Jonathan jabs at his glasses, which have slipped down his nose. “I need to get back to my desk,” he says.
“Observation, not a criticism!” I call after him, tipping my coffee-water down the sink before I start to make a proper pot.
A small boy with slicked-down hair wears a large talent-show sticker on his buttoned-up shirt. Someone (his mother or his grandmother, or perhaps even his great-grandmother) offers him a packet of potato chips, but he places a pudgy hand to his chest and shakes his head, eyelids fluttering. I smile and he hunches his little talent-burdened shoulders, sighs and kicks his box-fresh Nikes, which swing several inches above the floor.
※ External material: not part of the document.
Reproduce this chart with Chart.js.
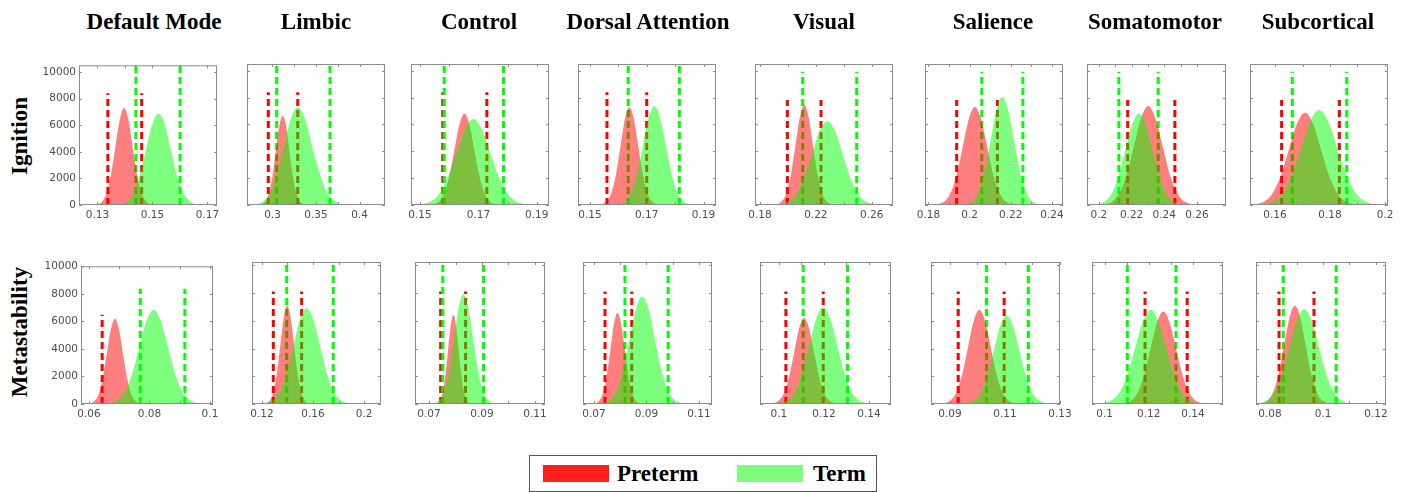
<!DOCTYPE html>
<html>
<head>
<meta charset="utf-8">
<script src="https://cdn.jsdelivr.net/npm/chart.js@4.4.1/dist/chart.umd.min.js"></script>
<style>
  html, body { margin: 0; padding: 0; background: #fff; }
  body { width: 1413px; height: 492px; position: relative; overflow: hidden; font-family: 'Liberation Serif', 'Times New Roman', serif; }
  .panel { position: absolute; }
  .title { position: absolute; top: 10px; font-weight: bold; font-size: 23px; line-height: 23px; white-space: nowrap; transform: translateX(-50%); }
  .rowlab { position: absolute; font-weight: bold; font-size: 23px; line-height: 23px; white-space: nowrap; transform: translate(-50%, -50%) rotate(-90deg); }
  .legend { position: absolute; left: 529px; top: 455px; width: 346px; height: 35px; border: 1px solid #555; }
  .legend .sw { position: absolute; top: 9px; width: 66px; height: 17px; }
  .legend .lab { position: absolute; top: 6px; font-weight: bold; font-size: 23px; line-height: 23px; }
</style>
</head>
<body>
<div class="legend">
  <div class="sw" style="left:13px;background:#ff1f1f"></div>
  <div class="lab" style="left:87px">Preterm</div>
  <div class="sw" style="left:207px;background:#7dff7d"></div>
  <div class="lab" style="left:283px">Term</div>
</div>
<script>
const NETWORKS = ['Default Mode', 'Limbic', 'Control', 'Dorsal Attention', 'Visual', 'Salience', 'Somatomotor', 'Subcortical'];
const MEASURES = ['Ignition', 'Metastability'];
const Y_TICKS = [0, 2000, 4000, 6000, 8000, 10000];

// ---- Ignition (top row) ----
const ignXLim = [[0.1233, 0.1735], [0.2707, 0.4293], [0.1469, 0.1942], [0.1458, 0.1944], [0.1764, 0.2753], [0.1783, 0.2454], [0.1927, 0.2778], [0.1509, 0.2011]];
const ignXLabels = [[0.13, 0.15, 0.17], [0.3, 0.35, 0.4], [0.15, 0.17, 0.19], [0.15, 0.17, 0.19], [0.18, 0.22, 0.26], [0.18, 0.2, 0.22, 0.24], [0.2, 0.22, 0.24, 0.26], [0.16, 0.18, 0.2]];
const ignYMax = [10500, 10500, 10500, 10500, 10500, 10500, 10500, 10500];

const ignPreBins = [[0.1304, 0.1490], [0.2883, 0.3351], [0.1550, 0.1754], [0.1546, 0.1732], [0.1931, 0.2303], [0.1852, 0.2200], [0.2044, 0.2560], [0.1535, 0.1883]];
const ignPreCounts = [
  [70, 310, 1000, 2400, 4450, 6400, 7300, 6450, 4400, 2350, 980, 330, 90],
  [70, 290, 900, 2150, 4050, 5850, 6650, 5900, 4000, 2170, 890, 300, 70],
  [75, 300, 920, 2220, 4140, 6000, 6820, 6030, 4120, 2200, 930, 300, 70],
  [80, 320, 980, 2360, 4410, 6410, 7270, 6420, 4400, 2370, 970, 320, 80],
  [80, 330, 1000, 2420, 4520, 6560, 7440, 6560, 4510, 2420, 1010, 330, 80],
  [80, 320, 990, 2380, 4440, 6460, 7320, 6450, 4450, 2370, 990, 320, 80],
  [80, 325, 990, 2400, 4470, 6500, 7370, 6500, 4480, 2390, 1000, 320, 80],
  [75, 300, 930, 2230, 4170, 6060, 6870, 6060, 4170, 2230, 930, 300, 75]
];
const ignTermBins = [[0.1387, 0.1657], [0.2810, 0.3770], [0.1509, 0.1857], [0.1607, 0.1847], [0.1952, 0.2612], [0.1991, 0.2327], [0.1999, 0.2491], [0.1566, 0.1956]];
const ignTermCounts = [
  [70, 290, 920, 2250, 4200, 6050, 6870, 6100, 4150, 2200, 940, 310, 80],
  [60, 260, 900, 2250, 4350, 6400, 7270, 6500, 4550, 2600, 1150, 420, 120],
  [70, 280, 860, 2080, 3890, 5650, 6400, 5640, 3880, 2090, 870, 280, 70],
  [80, 320, 1000, 2400, 4470, 6500, 7370, 6500, 4480, 2390, 990, 330, 80],
  [70, 275, 845, 2030, 3790, 5510, 6250, 5520, 3800, 2040, 840, 270, 70],
  [90, 355, 1090, 2620, 4890, 7110, 8060, 7100, 4900, 2610, 1080, 350, 90],
  [75, 300, 920, 2220, 4140, 6010, 6820, 6020, 4130, 2210, 920, 300, 75],
  [80, 310, 950, 2300, 4290, 6240, 7070, 6230, 4300, 2290, 960, 310, 80]
];
const ignPreCI = [[0.1338, 0.1461], [0.2952, 0.3290], [0.1578, 0.1729], [0.1560, 0.1700], [0.1996, 0.2237], [0.1937, 0.2135], [0.2176, 0.2465], [0.1624, 0.1834]];
const ignTermCI = [[0.1440, 0.1601], [0.3048, 0.3661], [0.1583, 0.1786], [0.1635, 0.1815], [0.2106, 0.2493], [0.2059, 0.2259], [0.2122, 0.2363], [0.1663, 0.1861]];
const ignPreCITop = [8400, 8400, 8400, 8400, 7820, 7820, 7820, 7820];
const ignTermCITop = [10500, 10500, 10500, 10500, 9930, 9930, 9930, 9930];

// ---- Metastability (bottom row) ----
const metXLim = [[0.0574, 0.1010], [0.1122, 0.2133], [0.0647, 0.1138], [0.0658, 0.1150], [0.0916, 0.1498], [0.0831, 0.1300], [0.0943, 0.1536], [0.0747, 0.1238]];
const metXLabels = [[0.06, 0.08, 0.1], [0.12, 0.16, 0.2], [0.07, 0.09, 0.11], [0.07, 0.09, 0.11], [0.1, 0.12, 0.14], [0.09, 0.11, 0.13], [0.1, 0.12, 0.14], [0.08, 0.1, 0.12]];
const metYMax = [10000, 10250, 10250, 10250, 10250, 10250, 10250, 10250];

const metPreBins = [[0.0608, 0.0764], [0.1239, 0.1557], [0.0732, 0.0852], [0.0709, 0.0871], [0.0980, 0.1244], [0.0884, 0.1130], [0.1095, 0.1437], [0.0774, 0.1014]];
const metPreCounts = [
  [70, 270, 840, 2010, 3760, 5470, 6200, 5470, 3760, 2020, 830, 270, 70],
  [80, 310, 960, 2300, 4300, 6250, 7090, 6250, 4310, 2300, 950, 310, 80],
  [70, 280, 870, 2090, 3900, 5670, 6430, 5670, 3900, 2090, 870, 280, 70],
  [70, 290, 890, 2130, 3980, 5790, 6560, 5790, 3980, 2130, 880, 290, 70],
  [70, 270, 840, 2010, 3760, 5470, 6200, 5470, 3770, 2010, 840, 270, 70],
  [75, 300, 920, 2210, 4130, 6000, 6800, 6000, 4130, 2210, 920, 300, 75],
  [75, 295, 900, 2170, 4060, 5890, 6680, 5890, 4050, 2170, 900, 295, 75],
  [80, 310, 960, 2300, 4300, 6250, 7090, 6260, 4300, 2300, 960, 310, 80]
];
const metTermBins = [[0.0673, 0.0955], [0.1239, 0.1863], [0.0725, 0.0935], [0.0740, 0.1028], [0.1011, 0.1383], [0.0968, 0.1244], [0.1002, 0.1416], [0.0764, 0.1094]];
const metTermCounts = [
  [75, 300, 920, 2230, 4160, 6040, 6850, 6040, 4160, 2220, 930, 300, 75],
  [75, 305, 930, 2250, 4200, 6100, 6920, 6100, 4200, 2250, 930, 305, 75],
  [80, 330, 1050, 2550, 4800, 7000, 7930, 7050, 4900, 2700, 1150, 400, 110],
  [85, 340, 1050, 2520, 4710, 6840, 7760, 6850, 4700, 2520, 1050, 340, 85],
  [75, 310, 945, 2270, 4240, 6170, 6990, 6160, 4250, 2270, 940, 310, 75],
  [70, 280, 860, 2080, 3880, 5640, 6390, 5640, 3880, 2080, 860, 280, 70],
  [75, 300, 920, 2210, 4130, 6000, 6800, 6000, 4130, 2210, 920, 300, 75],
  [75, 300, 925, 2230, 4160, 6040, 6850, 6040, 4160, 2220, 925, 300, 75]
];
const metPreCI = [[0.0644], [0.1289, 0.1511], [0.0744, 0.0838], [0.0742, 0.0844], [0.1031, 0.1197], [0.0930, 0.1097], [0.1183, 0.1374], [0.0834, 0.0966]];
const metTermCI = [[0.0770, 0.0917], [0.1394, 0.1759], [0.0752, 0.0906], [0.0818, 0.0983], [0.1108, 0.1305], [0.1033, 0.1185], [0.1103, 0.1323], [0.0850, 0.1050]];
const metPreCITop = [6480, 8120, 8120, 8120, 8120, 8120, 8120, 8120];
const metTermCITop = [8370, 10250, 10250, 10250, 10250, 10250, 10250, 10250];

// plot-box pixel layout of the two rows
const ROW_LAYOUT = [
  { tops: [64, 64, 64, 64, 64, 64, 64, 64], bottom: 205,
    lr: [[79, 217], [247, 385], [411, 549], [578, 716], [755, 893], [925, 1063], [1087, 1226], [1250, 1388]] },
  { tops: [265, 262, 262, 262, 262, 262, 262, 262], bottom: 404,
    lr: [[81, 213], [252, 381], [415, 545], [583, 712], [760, 891], [931, 1060], [1092, 1223], [1256, 1386]] }
];
const TITLE_X = [154, 316, 479, 648, 824, 993, 1155, 1318];
const ROWLAB_Y = [136, 332];

const ROWS = [
  { xLim: ignXLim, xLabels: ignXLabels, yMax: ignYMax, preBins: ignPreBins, preCounts: ignPreCounts,
    termBins: ignTermBins, termCounts: ignTermCounts, preCI: ignPreCI, termCI: ignTermCI, preTop: ignPreCITop, termTop: ignTermCITop },
  { xLim: metXLim, xLabels: metXLabels, yMax: metYMax, preBins: metPreBins, preCounts: metPreCounts,
    termBins: metTermBins, termCounts: metTermCounts, preCI: metPreCI, termCI: metTermCI, preTop: metPreCITop, termTop: metTermCITop }
];

const RED_FILL = 'rgba(255,0,0,0.5)';
const GREEN_FILL = 'rgba(0,255,0,0.5)';
const AXIS = '#8c8c8c';
const TICK_FONT = { family: "'DejaVu Sans', sans-serif", size: 10.5 };
const PAD_L = 42, PAD_T = 8, PAD_R = 16, PAD_B = 22;

// MATLAB-style box with inward tick marks on all four sides
const axesBox = {
  id: 'axesBox',
  afterDatasetsDraw(chart) {
    const { ctx, chartArea: a, scales: { x, y } } = chart;
    ctx.save();
    ctx.strokeStyle = AXIS;
    ctx.lineWidth = 1;
    ctx.strokeRect(a.left + 0.5, a.top + 0.5, a.right - a.left - 1, a.bottom - a.top - 1);
    ctx.beginPath();
    x.ticks.forEach(t => {
      const px = Math.round(x.getPixelForValue(t.value)) + 0.5;
      ctx.moveTo(px, a.bottom); ctx.lineTo(px, a.bottom - 3);
      ctx.moveTo(px, a.top); ctx.lineTo(px, a.top + 3);
    });
    y.ticks.forEach(t => {
      const py = Math.round(y.getPixelForValue(t.value)) + 0.5;
      ctx.moveTo(a.left, py); ctx.lineTo(a.left + 3, py);
      ctx.moveTo(a.right, py); ctx.lineTo(a.right - 3, py);
    });
    ctx.stroke();
    ctx.restore();
  }
};

function histPoints(bins, counts) {
  const [lo, hi] = bins;
  const step = (hi - lo) / (counts.length - 1);
  return counts.map((c, i) => ({ x: lo + i * step, y: c }));
}

function ciLines(values, top, color, order) {
  return values.map(v => ({
    data: [{ x: v, y: 0 }, { x: v, y: top }],
    borderColor: color, borderWidth: 3, borderDash: [7, 4],
    pointRadius: 0, fill: false, order
  }));
}

function xTickValues(labels, min, max) {
  const vals = [];
  labels.forEach((v, i) => {
    vals.push(v);
    if (i < labels.length - 1) vals.push((v + labels[i + 1]) / 2);
  });
  return vals.filter(v => v >= min - 1e-9 && v <= max + 1e-9);
}

ROWS.forEach((row, r) => {
  const lay = ROW_LAYOUT[r];
  NETWORKS.forEach((name, c) => {
    const [left, right] = lay.lr[c];
    const top = lay.tops[c];
    const w = right - left + PAD_L + PAD_R;
    const h = lay.bottom - top + PAD_T + PAD_B;

    const box = document.createElement('div');
    box.className = 'panel';
    box.style.left = (left - PAD_L) + 'px';
    box.style.top = (top - PAD_T) + 'px';
    const canvas = document.createElement('canvas');
    canvas.width = w; canvas.height = h;
    canvas.style.width = w + 'px'; canvas.style.height = h + 'px';
    box.appendChild(canvas);
    document.body.appendChild(box);

    const [xmin, xmax] = row.xLim[c];
    const labels = row.xLabels[c];

    new Chart(canvas, {
      type: 'line',
      data: {
        datasets: [
          { data: histPoints(row.termBins[c], row.termCounts[c]), fill: 'origin', backgroundColor: GREEN_FILL,
            borderColor: 'rgba(0,0,0,0)', borderWidth: 0, pointRadius: 0, cubicInterpolationMode: 'monotone', order: 0 },
          { data: histPoints(row.preBins[c], row.preCounts[c]), fill: 'origin', backgroundColor: RED_FILL,
            borderColor: 'rgba(0,0,0,0)', borderWidth: 0, pointRadius: 0, cubicInterpolationMode: 'monotone', order: 1 },
          ...ciLines(row.termCI[c], row.termTop[c], '#00ff00', 2),
          ...ciLines(row.preCI[c], row.preTop[c], '#ff0000', 3)
        ]
      },
      options: {
        responsive: false,
        animation: false,
        events: [],
        layout: { padding: { left: 0, top: PAD_T, right: PAD_R, bottom: 0 } },
        plugins: { legend: { display: false }, tooltip: { enabled: false } },
        scales: {
          x: {
            type: 'linear', min: xmin, max: xmax,
            grid: { display: false, drawTicks: false }, border: { display: false },
            afterBuildTicks: s => { s.ticks = xTickValues(labels, xmin, xmax).map(v => ({ value: v })); },
            afterFit: s => { s.height = PAD_B; },
            ticks: {
              autoSkip: false, maxRotation: 0, minRotation: 0, padding: 4, color: '#4d4d4d', font: TICK_FONT,
              callback: v => labels.some(l => Math.abs(l - v) < 1e-9) ? String(+v.toFixed(3)) : ''
            }
          },
          y: {
            min: 0, max: row.yMax[c],
            grid: { display: false, drawTicks: false }, border: { display: false },
            afterBuildTicks: s => { s.ticks = Y_TICKS.map(v => ({ value: v })); },
            afterFit: s => { s.width = PAD_L; },
            ticks: { display: c === 0, padding: 3, color: '#4d4d4d', font: TICK_FONT, callback: v => String(v) }
          }
        }
      },
      plugins: [axesBox]
    });
  });
});

NETWORKS.forEach((name, c) => {
  const t = document.createElement('div');
  t.className = 'title';
  t.style.left = TITLE_X[c] + 'px';
  t.textContent = name;
  document.body.appendChild(t);
});
MEASURES.forEach((name, r) => {
  const t = document.createElement('div');
  t.className = 'rowlab';
  t.style.left = '19px';
  t.style.top = ROWLAB_Y[r] + 'px';
  t.textContent = name;
  document.body.appendChild(t);
});
</script>
</body>
</html>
Not proud of the fact that when crossing the road, I use fellow humans as a buffer from the oncoming traffic, but there it is: that’s the sort of person I am.
Over breakfast, Luke idly drops a bombshell, claiming the mirrors in the gym locker rooms are warped to flatter the beholder.
“But why would they make you look thinner?” I ask, dropping my spoon in a panic that the wide reflection I’d dismissed only yesterday as grotesquely distorted might in fact have been slimmed down, and therefore several degrees more forgiving than the reality.
“To make your workout seem immediately effective,” he says. “You see results, you keep coming back.”
“No, no, that doesn’t make sense. If you look fatter, you’ll keep coming back, to lose weight. If you look thinner, you’ll quit: job done.”
“Why don’t you ask them?” says Luke, hands up. “I’m just a humble brain surgeon. What do I know?”
“Trainee,” I say, “and I’m not sure snipping aneurysms or whatever qualifies you as an expert in consumer psychology.”
“Clipping,” he corrects me. “Shit.” His eyes zigzag across his laptop screen. “There’s been a massive earthquake in Chile. Three thousand deaths and rising.”